• [Work to do]
Quote all of the data exactly as given. Skip every picture it contains.

• [Information shown]
◇ ◇ ◇

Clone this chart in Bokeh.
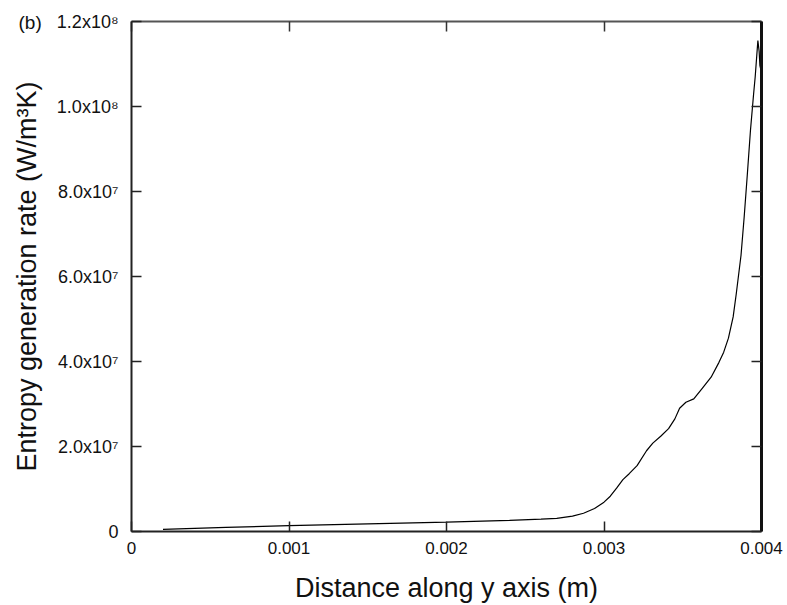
from bokeh.plotting import figure
from bokeh.models import LinearAxis, FixedTicker, Range1d, Title
from bokeh.embed import file_html
from bokeh.resources import INLINE

# Data
distance_m = [0.0002, 0.0006, 0.001, 0.0015, 0.002, 0.0024, 0.0026, 0.0027,
              0.0028, 0.00287, 0.00294, 0.0030, 0.00304, 0.00308, 0.00312,
              0.00316, 0.00321, 0.00327, 0.00331, 0.00336, 0.00341, 0.00345,
              0.00348, 0.00352, 0.00357, 0.00362, 0.00368, 0.00373, 0.00376,
              0.00379, 0.00382, 0.00384, 0.00387, 0.00389, 0.00391, 0.00393,
              0.00395, 0.00396, 0.00397, 0.003977, 0.003985, 0.00399, 0.004]
entropy_rate = [0.5e6, 0.95e6, 1.4e6, 1.8e6, 2.2e6, 2.6e6, 2.9e6, 3.1e6,
                3.6e6, 4.3e6, 5.4e6, 6.9e6, 8.3e6, 10.2e6, 12.2e6,
                13.6e6, 15.5e6, 19.0e6, 20.8e6, 22.4e6, 24.2e6, 26.5e6,
                29.0e6, 30.4e6, 31.2e6, 33.5e6, 36.3e6, 39.8e6, 42.2e6,
                45.5e6, 50.5e6, 56e6, 65e6, 74e6, 84e6, 94.4e6,
                103e6, 107e6, 112e6, 115.5e6, 113e6, 109.6e6, 108e6]

x_ticks = [0, 0.001, 0.002, 0.003, 0.004]
x_tick_labels = ["0", "0.001", "0.002", "0.003", "0.004"]
y_ticks = [0, 2e7, 4e7, 6e7, 8e7, 1e8, 1.2e8]
y_tick_labels = ["0", "2.0x10\u2077", "4.0x10\u2077", "6.0x10\u2077",
                 "8.0x10\u2077", "1.0x10\u2078", "1.2x10\u2078"]
panel_tag = "(b)"

FONT = "Liberation Sans"

p = figure(width=787, height=605, output_backend="svg", toolbar_location=None,
           x_range=Range1d(0, 0.004), y_range=Range1d(0, 1.2e8),
           x_axis_location=None, y_axis_location=None,
           min_border_left=131, min_border_right=26,
           min_border_top=21, min_border_bottom=74)
p.outline_line_color = None
p.grid.visible = False
p.background_fill_color = "white"
p.border_fill_color = "white"

p.line(distance_m, entropy_rate, line_color="black", line_width=1.2)

def style(ax):
    ax.major_tick_in = 10
    ax.major_tick_out = 0
    ax.minor_tick_line_color = None
    ax.major_tick_line_width = 1.5
    ax.major_label_text_font = FONT
    ax.major_label_text_font_size = "17px"
    ax.major_label_text_color = "#111111"
    ax.axis_label_text_font = FONT
    ax.axis_label_text_font_style = "normal"
    ax.axis_label_text_font_size = "27px"
    ax.axis_label_text_color = "#111111"

xb = LinearAxis(ticker=FixedTicker(ticks=x_ticks), axis_label="Distance along y axis (m)")
style(xb)
xb.major_label_overrides = {t: l for t, l in zip(x_ticks, x_tick_labels)}
xb.major_label_standoff = 10
xb.axis_label_standoff = 16
xb.axis_label_text_line_height = 1.0
xb.axis_line_width = 2
xb.axis_line_color = "#222222"
xb.major_tick_line_color = "#222222"
p.add_layout(xb, "below")

yl = LinearAxis(ticker=FixedTicker(ticks=y_ticks),
                axis_label="Entropy generation rate (W/m\u00b3K)")
style(yl)
yl.major_label_text_font_size = "18px"
yl.major_label_overrides = {t: l for t, l in zip(y_ticks, y_tick_labels)}
yl.major_label_standoff = 13
yl.axis_label_standoff = 12
yl.axis_line_width = 2
yl.axis_line_color = "#222222"
yl.major_tick_line_color = "#222222"
p.add_layout(yl, "left")

xt = LinearAxis(ticker=FixedTicker(ticks=x_ticks))
style(xt)
xt.major_label_overrides = {t: "" for t in x_ticks}
xt.major_label_standoff = 0
xt.axis_line_width = 2
xt.axis_line_color = "#555555"
xt.major_tick_line_color = "#333333"
p.add_layout(xt, "above")

yr = LinearAxis(ticker=FixedTicker(ticks=y_ticks))
style(yr)
yr.major_label_overrides = {t: "" for t in y_ticks}
yr.major_label_standoff = 0
yr.axis_line_width = 3
yr.axis_line_color = "#111111"
yr.major_tick_line_color = "#222222"
p.add_layout(yr, "right")

tag = Title(text=panel_tag, align="left", offset=-113, standoff=-22,
            vertical_align="bottom", text_font=FONT, text_font_size="19px",
            text_font_style="normal", text_color="#111111")
p.add_layout(tag, "above")

open("out.html", "w").write(file_html(p, INLINE))
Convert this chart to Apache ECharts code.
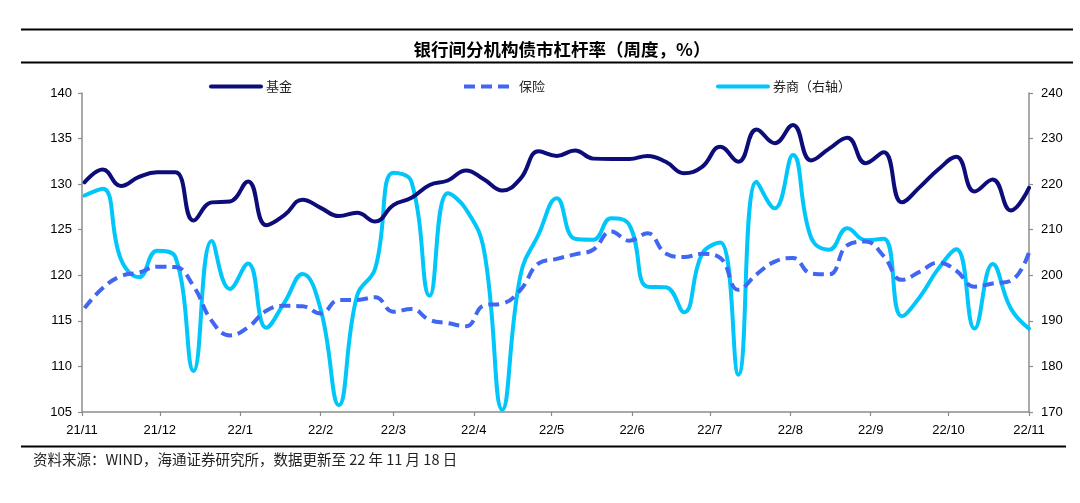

◇ ◇ ◇

• [Completed task]
Clone this chart in Bokeh.
from bokeh.plotting import figure
from bokeh.models import LinearAxis, FixedTicker, Range1d, Title
from bokeh.embed import file_html
from bokeh.resources import INLINE

# Data
distance_m = [0.0002, 0.0006, 0.001, 0.0015, 0.002, 0.0024, 0.0026, 0.0027,
              0.0028, 0.00287, 0.00294, 0.0030, 0.00304, 0.00308, 0.00312,
              0.00316, 0.00321, 0.00327, 0.00331, 0.00336, 0.00341, 0.00345,
              0.00348, 0.00352, 0.00357, 0.00362, 0.00368, 0.00373, 0.00376,
              0.00379, 0.00382, 0.00384, 0.00387, 0.00389, 0.00391, 0.00393,
              0.00395, 0.00396, 0.00397, 0.003977, 0.003985, 0.00399, 0.004]
entropy_rate = [0.5e6, 0.95e6, 1.4e6, 1.8e6, 2.2e6, 2.6e6, 2.9e6, 3.1e6,
                3.6e6, 4.3e6, 5.4e6, 6.9e6, 8.3e6, 10.2e6, 12.2e6,
                13.6e6, 15.5e6, 19.0e6, 20.8e6, 22.4e6, 24.2e6, 26.5e6,
                29.0e6, 30.4e6, 31.2e6, 33.5e6, 36.3e6, 39.8e6, 42.2e6,
                45.5e6, 50.5e6, 56e6, 65e6, 74e6, 84e6, 94.4e6,
                103e6, 107e6, 112e6, 115.5e6, 113e6, 109.6e6, 108e6]

x_ticks = [0, 0.001, 0.002, 0.003, 0.004]
x_tick_labels = ["0", "0.001", "0.002", "0.003", "0.004"]
y_ticks = [0, 2e7, 4e7, 6e7, 8e7, 1e8, 1.2e8]
y_tick_labels = ["0", "2.0x10\u2077", "4.0x10\u2077", "6.0x10\u2077",
                 "8.0x10\u2077", "1.0x10\u2078", "1.2x10\u2078"]
panel_tag = "(b)"

FONT = "Liberation Sans"

p = figure(width=787, height=605, output_backend="svg", toolbar_location=None,
           x_range=Range1d(0, 0.004), y_range=Range1d(0, 1.2e8),
           x_axis_location=None, y_axis_location=None,
           min_border_left=131, min_border_right=26,
           min_border_top=21, min_border_bottom=74)
p.outline_line_color = None
p.grid.visible = False
p.background_fill_color = "white"
p.border_fill_color = "white"

p.line(distance_m, entropy_rate, line_color="black", line_width=1.2)

def style(ax):
    ax.major_tick_in = 10
    ax.major_tick_out = 0
    ax.minor_tick_line_color = None
    ax.major_tick_line_width = 1.5
    ax.major_label_text_font = FONT
    ax.major_label_text_font_size = "17px"
    ax.major_label_text_color = "#111111"
    ax.axis_label_text_font = FONT
    ax.axis_label_text_font_style = "normal"
    ax.axis_label_text_font_size = "27px"
    ax.axis_label_text_color = "#111111"

xb = LinearAxis(ticker=FixedTicker(ticks=x_ticks), axis_label="Distance along y axis (m)")
style(xb)
xb.major_label_overrides = {t: l for t, l in zip(x_ticks, x_tick_labels)}
xb.major_label_standoff = 10
xb.axis_label_standoff = 16
xb.axis_label_text_line_height = 1.0
xb.axis_line_width = 2
xb.axis_line_color = "#222222"
xb.major_tick_line_color = "#222222"
p.add_layout(xb, "below")

yl = LinearAxis(ticker=FixedTicker(ticks=y_ticks),
                axis_label="Entropy generation rate (W/m\u00b3K)")
style(yl)
yl.major_label_text_font_size = "18px"
yl.major_label_overrides = {t: l for t, l in zip(y_ticks, y_tick_labels)}
yl.major_label_standoff = 13
yl.axis_label_standoff = 12
yl.axis_line_width = 2
yl.axis_line_color = "#222222"
yl.major_tick_line_color = "#222222"
p.add_layout(yl, "left")

xt = LinearAxis(ticker=FixedTicker(ticks=x_ticks))
style(xt)
xt.major_label_overrides = {t: "" for t in x_ticks}
xt.major_label_standoff = 0
xt.axis_line_width = 2
xt.axis_line_color = "#555555"
xt.major_tick_line_color = "#333333"
p.add_layout(xt, "above")

yr = LinearAxis(ticker=FixedTicker(ticks=y_ticks))
style(yr)
yr.major_label_overrides = {t: "" for t in y_ticks}
yr.major_label_standoff = 0
yr.axis_line_width = 3
yr.axis_line_color = "#111111"
yr.major_tick_line_color = "#222222"
p.add_layout(yr, "right")

tag = Title(text=panel_tag, align="left", offset=-113, standoff=-22,
            vertical_align="bottom", text_font=FONT, text_font_size="19px",
            text_font_style="normal", text_color="#111111")
p.add_layout(tag, "above")

open("out.html", "w").write(file_html(p, INLINE))
Convert this chart to Apache ECharts code.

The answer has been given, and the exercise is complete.